The End of the Story

So we filled up the grid, wrote clues, and submitted it to the New York Times. Unfortunately, it got rejected–it’s an extremely slow and competitive process!–but we submitted a revision and are awaiting feedback.

…there’s more?

While working on this, I came across a FiveThirtyEight challenge that asked how many valid 15x15 New York Times crossword grids you can make. Unfortunately, this program wasn’t going to cut it: there’s no point in generating every grid if you’re just trying to count them. I’ll talk about this in Part 2!

Appendix: Space Complexity

So, what’s the memory overhead of avoidOneOne and avoidOneZero? They clearly have the same size, so we’ll focus on avoidOneOne. Let’s start with a loose upper bound: for a grid of size \(n\), there are \(2^n\) keys and at most \(2^n\) values in each bitarray, which makes an upper bound of \(2^n \cdot 2^n = 4^n\).

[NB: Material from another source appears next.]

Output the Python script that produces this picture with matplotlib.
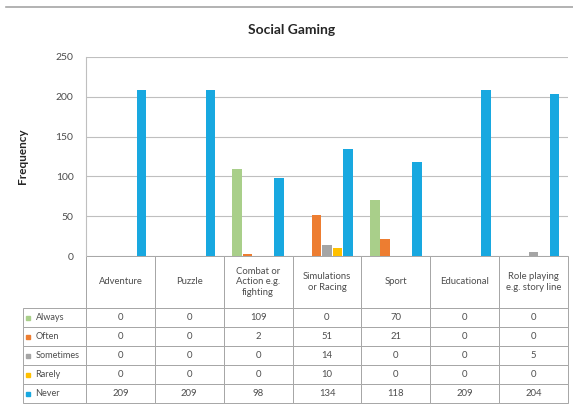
import numpy as np
import matplotlib
matplotlib.use('Agg')
import matplotlib.pyplot as plt
from matplotlib.lines import Line2D

plt.rcParams['font.family'] = ['Lato', 'DejaVu Sans']

categories = ['Adventure', 'Puzzle', 'Combat or\nAction e.g.\nfighting', 'Simulations\nor Racing',
              'Sport', 'Educational', 'Role playing\ne.g. story line']
series = ['Always', 'Often', 'Sometimes', 'Rarely', 'Never']
always = [0, 0, 109, 0, 70, 0, 0]
often = [0, 0, 2, 51, 21, 0, 0]
sometimes = [0, 0, 0, 14, 0, 0, 5]
rarely = [0, 0, 0, 10, 0, 0, 0]
never = [209, 209, 98, 134, 118, 209, 204]
colors = ['#A9CF8A', '#ED7D31', '#A5A5A5', '#FFC000', '#18A8E0']
yticks = [0, 50, 100, 150, 200, 250]

data = [always, often, sometimes, rarely, never]
text_col = '#4D4D4D'
grid_col = '#BFBFBF'

W, H = 573, 407
fig = plt.figure(figsize=(W / 100, H / 100), dpi=100)
ax = fig.add_axes([86 / W, 1 - 256 / H, 482 / W, 199 / H])

x = np.arange(len(categories))
bw = 0.153
for i, (vals, c) in enumerate(zip(data, colors)):
    ax.bar(x + (i - 2) * bw, vals, bw * 0.92, color=c, zorder=3)

ax.set_xlim(-0.5, len(categories) - 0.5)
ax.set_ylim(0, 250)
ax.set_yticks(yticks)
ax.set_xticks([])
ax.tick_params(axis='y', labelsize=7.5, colors=text_col, length=0, pad=9)
ax.grid(True, axis='y', color=grid_col, linewidth=0.8, zorder=0)
for s in ['top', 'right', 'bottom']:
    ax.spines[s].set_visible(False)
ax.spines['left'].set_color(grid_col)
ax.set_ylabel('Frequency', fontsize=8.5, fontweight='bold', color='#262626')
ax.yaxis.set_label_coords(-0.12, 0.5)

# data table under the plot
label_w = 63 / 482
head_h = 52
row_h = 19
cell_text = [[name] + [str(v) for v in vals] for name, vals in zip(series, data)]
tbl_h = (head_h + row_h * len(series)) / 199
tbl = ax.table(cellText=cell_text, colLabels=[''] + categories,
               colWidths=[label_w] + [1 / len(categories)] * len(categories),
               cellLoc='center', bbox=[-label_w, -tbl_h, 1 + label_w, tbl_h])
tbl.auto_set_font_size(False)
for (r, c), cell in tbl.get_celld().items():
    cell.set_height(head_h if r == 0 else row_h)
    cell.set_edgecolor('#A6A6A6')
    cell.set_linewidth(0.7)
    cell.get_text().set_fontsize(6.8)
    cell.get_text().set_color(text_col)
    if c == 0:
        cell.set_text_props(ha='left')
        cell.PAD = 0.2
        cell.get_text().set_fontsize(6.6)
tbl[0, 0].visible_edges = 'R'

# colour keys in front of the row labels
for i, c in enumerate(colors):
    yc = -(head_h + row_h * (i + 0.5)) / 199
    ax.plot([-label_w + 0.010], [yc], marker='s', markersize=3, color=c,
            transform=ax.transAxes, clip_on=False)

fig.text(292 / W, 1 - 30 / H, 'Social Gaming', ha='center', va='center',
         fontsize=10, fontweight='bold', color='#262626')
fig.add_artist(Line2D([6 / W, 1], [1 - 7 / H, 1 - 7 / H], color='#A6A6A6', linewidth=1.2,
                      transform=fig.transFigure))

fig.savefig('out.png', dpi=100)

Okay, but we’re only storing rows in each bitarray, right? Using the value of \(c = 1.6\) from earlier, we get a tighter bound of \(2^n \cdot 1.6^n = 3.2^n\) (this is actually \(O(3.2^n)\), because our \(c^n\) bound wasn’t exact).

But let’s take a closer look at what avoidOneOne stores: again, for every value j, we’re storing all k satisfying j & k == 0, which means j and k don’t have any ones in the same place.

Consider a value j with \(x\) ones: there are \(\binom{n}{x}\) possible values of j. For each j, there are \(2^{n - x}\) values of k that work. This is because k has a zero wherever j has an one, and the remaining \(n-x\) bits have no constraints. Using the Binomial Theorem, we arrive at the following bound:

\[\begin{aligned}\sum_{x=0}^n \dbinom{n}{x} 2^{n-x} &= \sum_{x=0}^n \dbinom{n}{x} 1^x 2^{n-x} \cr\cr&= (1+2)^n \cr\cr &= 3^n \end{aligned}\]

This is even better, and we didn’t use the fact that the values are rows! In reality the space overhead is much, much smaller. This actually matters: \(4^{15}\) bits is around 135 megabytes, while \(3^{15}\) bits is smaller than 2 megabytes.